Feds Send $150 Million|for California Drought Aid

(CN) - The Obama administration will spend $150 million to support drought-stricken California, most of it for improving streams and making forests more resilient in the Sierra and Cascade regions.

The U.S. Department of Agriculture and Natural Resources Conservation Service will spend $130 million in the next two years to conserve and restore the Sierra-Cascade California Headwaters, which provide 25 million Californians with drinking water and much of the irrigation water in the Sacramento and San Joaquin valleys.

Secretary of Agriculture Tom Vilsack said there is a "responsibility across federal, state and private lands to protect and improve the landscapes that generate our most critical water supplies."

"Healthy forests and meadows play a key role in ensuring water quality, yield and reliability throughout the year," Vilsack said.

The spending will add resiliency to natural resource systems to help cope with recurring drought and changing climate patterns, the secretary said.

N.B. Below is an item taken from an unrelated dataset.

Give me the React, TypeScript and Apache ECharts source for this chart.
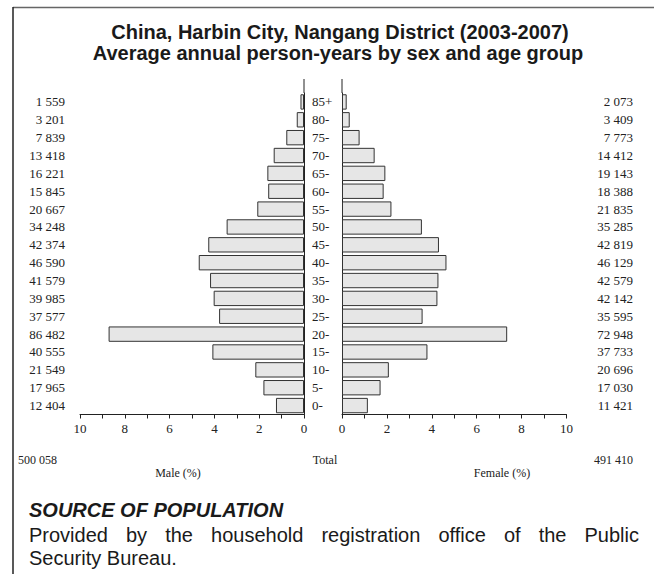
import { useEffect, useRef } from 'react';
import * as echarts from 'echarts';

const ageGroups = ['0-', '5-', '10-', '15-', '20-', '25-', '30-', '35-', '40-', '45-', '50-', '55-', '60-', '65-', '70-', '75-', '80-', '85+'];
const maleCounts = [12404, 17965, 21549, 40555, 86482, 37577, 39985, 41579, 46590, 42374, 34248, 20667, 15845, 16221, 13418, 7839, 3201, 1559];
const femaleCounts = [11421, 17030, 20696, 37733, 72948, 35595, 42142, 42579, 46129, 42819, 35285, 21835, 18388, 19143, 14412, 7773, 3409, 2073];
// percent of the whole population, read against the axes
const malePercent = [1.251, 1.812, 2.173, 4.09, 8.723, 3.79, 4.033, 4.194, 4.699, 4.274, 3.454, 2.085, 1.598, 1.636, 1.353, 0.791, 0.323, 0.157];
const femalePercent = [1.152, 1.718, 2.087, 3.806, 7.358, 3.59, 4.25, 4.295, 4.653, 4.319, 3.559, 2.202, 1.855, 1.931, 1.454, 0.784, 0.344, 0.209];
const maleTotal = '500 058';
const femaleTotal = '491 410';
const titleLines = ['China, Harbin City, Nangang District (2003-2007)', 'Average annual person-years by sex and age group'];
const sourceHeading = 'SOURCE OF POPULATION';
const sourceLines = ['Provided by the household registration office of the Public', 'Security Bureau.'];

const SANS = '"Liberation Sans", Arial, Helvetica, sans-serif';
const SERIF = '"Liberation Serif", "Times New Roman", serif';

const fmt = (n: number) => String(n).replace(/\B(?=(\d{3})+(?!\d))/g, ' ');

function justifiedWords(line: string, x0: number, x1: number, y: number, fontSize: number) {
  const words = line.split(' ');
  const canvas = document.createElement('canvas');
  const ctx = canvas.getContext('2d')!;
  ctx.font = `${fontSize}px "Liberation Sans"`;
  const widths = words.map((w) => ctx.measureText(w).width);
  const total = widths.reduce((a, b) => a + b, 0);
  const gap = (x1 - x0 - total) / (words.length - 1);
  let x = x0;
  return words.map((w, i) => {
    const el = {
      type: 'text',
      x,
      y,
      style: { text: w, font: `${fontSize}px ${SANS}`, fill: '#1a1a1a', textVerticalAlign: 'middle' },
    };
    x += widths[i] + gap;
    return el;
  });
}

export default function App() {
  const ref = useRef<HTMLDivElement>(null);
  useEffect(() => {
    const chart = echarts.init(ref.current!, null, { renderer: 'svg' });
    const axisColor = '#222';
    const xAxisBase = {
      type: 'value',
      min: 0,
      max: 10,
      interval: 2,
      axisLine: { show: true, lineStyle: { color: axisColor, width: 1 } },
      axisTick: { show: true, length: 4, lineStyle: { color: axisColor } },
      minorTick: { show: true, splitNumber: 2, length: 4, lineStyle: { color: axisColor } },
      splitLine: { show: false },
      minorSplitLine: { show: false },
      axisLabel: { fontFamily: SERIF, fontSize: 13, color: '#222', margin: 7 },
    };
    const barStyle = { color: '#e6e6e6', borderColor: '#333', borderWidth: 1 };
    const graphics: any[] = [
      { type: 'line', shape: { x1: 13, y1: 7.5, x2: 654, y2: 7.5 }, style: { stroke: '#666', lineWidth: 1.5 } },
      { type: 'line', shape: { x1: 13, y1: 7, x2: 13, y2: 574 }, style: { stroke: '#222', lineWidth: 1.5 } },
      { type: 'line', shape: { x1: 304, y1: 79, x2: 304, y2: 93 }, style: { stroke: axisColor, lineWidth: 1 } },
      { type: 'line', shape: { x1: 342, y1: 79, x2: 342, y2: 93 }, style: { stroke: axisColor, lineWidth: 1 } },
      { type: 'text', x: 340, y: 32, style: { text: titleLines[0], font: `bold 20px ${SANS}`, fill: '#1a1a1a', textAlign: 'center', textVerticalAlign: 'middle' } },
      { type: 'text', x: 338, y: 53, style: { text: titleLines[1], font: `bold 20px ${SANS}`, fill: '#1a1a1a', textAlign: 'center', textVerticalAlign: 'middle' } },
      { type: 'text', x: 18, y: 460, style: { text: maleTotal, font: `12px ${SERIF}`, fill: '#222', textVerticalAlign: 'middle' } },
      { type: 'text', x: 325, y: 460, style: { text: 'Total', font: `12px ${SERIF}`, fill: '#222', textAlign: 'center', textVerticalAlign: 'middle' } },
      { type: 'text', x: 633, y: 460, style: { text: femaleTotal, font: `12px ${SERIF}`, fill: '#222', textAlign: 'right', textVerticalAlign: 'middle' } },
      { type: 'text', x: 178, y: 473, style: { text: 'Male (%)', font: `12px ${SERIF}`, fill: '#222', textAlign: 'center', textVerticalAlign: 'middle' } },
      { type: 'text', x: 502, y: 473, style: { text: 'Female (%)', font: `12px ${SERIF}`, fill: '#222', textAlign: 'center', textVerticalAlign: 'middle' } },
      { type: 'text', x: 29, y: 510, style: { text: sourceHeading, font: `italic bold 20px ${SANS}`, fill: '#1a1a1a', textVerticalAlign: 'middle' } },
      ...justifiedWords(sourceLines[0], 29, 639, 535, 20),
      { type: 'text', x: 29, y: 558, style: { text: sourceLines[1], font: `20px ${SANS}`, fill: '#1a1a1a', textVerticalAlign: 'middle' } },
    ];
    chart.setOption({
      animation: false,
      backgroundColor: '#ffffff',
      grid: [
        { left: 80, width: 224, top: 93, height: 321.5 },
        { left: 342, width: 224.5, top: 93, height: 321.5 },
      ],
      xAxis: [
        { ...xAxisBase, gridIndex: 0, inverse: true },
        { ...xAxisBase, gridIndex: 1 },
      ],
      yAxis: [
        {
          gridIndex: 0, type: 'category', data: ageGroups, position: 'right',
          axisLine: { show: true, lineStyle: { color: axisColor } }, axisTick: { show: false }, axisLabel: { show: false },
        },
        {
          gridIndex: 0, type: 'category', data: maleCounts.map(fmt), position: 'left',
          axisLine: { show: false }, axisTick: { show: false },
          axisLabel: { align: 'right', margin: 15, fontFamily: SERIF, fontSize: 13, color: '#222' },
        },
        {
          gridIndex: 1, type: 'category', data: ageGroups, position: 'left',
          axisLine: { show: true, lineStyle: { color: axisColor } }, axisTick: { show: false },
          axisLabel: { align: 'left', margin: 30, fontFamily: SERIF, fontSize: 13, color: '#222' },
        },
        {
          gridIndex: 1, type: 'category', data: femaleCounts.map(fmt), position: 'right',
          axisLine: { show: false }, axisTick: { show: false },
          axisLabel: { align: 'right', margin: 66.5, fontFamily: SERIF, fontSize: 13, color: '#222' },
        },
      ],
      series: [
        { type: 'bar', name: 'Male', xAxisIndex: 0, yAxisIndex: 0, data: malePercent, barCategoryGap: '14%', itemStyle: barStyle },
        { type: 'bar', name: 'Female', xAxisIndex: 1, yAxisIndex: 2, data: femalePercent, barCategoryGap: '14%', itemStyle: barStyle },
      ],
      graphic: graphics,
    });
    return () => chart.dispose();
  }, []);
  return <div ref={ref} style={{ position: 'fixed', left: 0, top: 0, width: 654, height: 574 }} />;
}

Another $13.6 million will help ranchers and $6 million will be available to drought-stricken communities through emergency water assistance grants.

Thirty-five percent of the Western United States is facing severe drought. California's mountain snowpack, which supplies most of the state's water during the summer, is just slightly above zero, according to the USDA.

A study released in May by the California Department of Food and Agriculture found that the drought has reduced surface water by 8.7 million acre-feet, with only 6.2 million acre-feet being made up by extra groundwater pumping.

The state has seen crop revenue losses of $856 million and lost 18,600 jobs due to the drought, the study says .

The new spending is part of President Obama's Resilient Lands and Waters initiative. A partnership between the USDA, Department of Interior, California and other partners is expected to yield a minimum of $210 million for restoration to improve water quality and quantity, promote healthy forests and reduce wildfire risk.

Deputy Interior Secretary Michael Connor said the agencies are "taking a comprehensive, science-based, long-term view of how to best make our treasured lands and precious waterways more resilient to the impacts of climate change."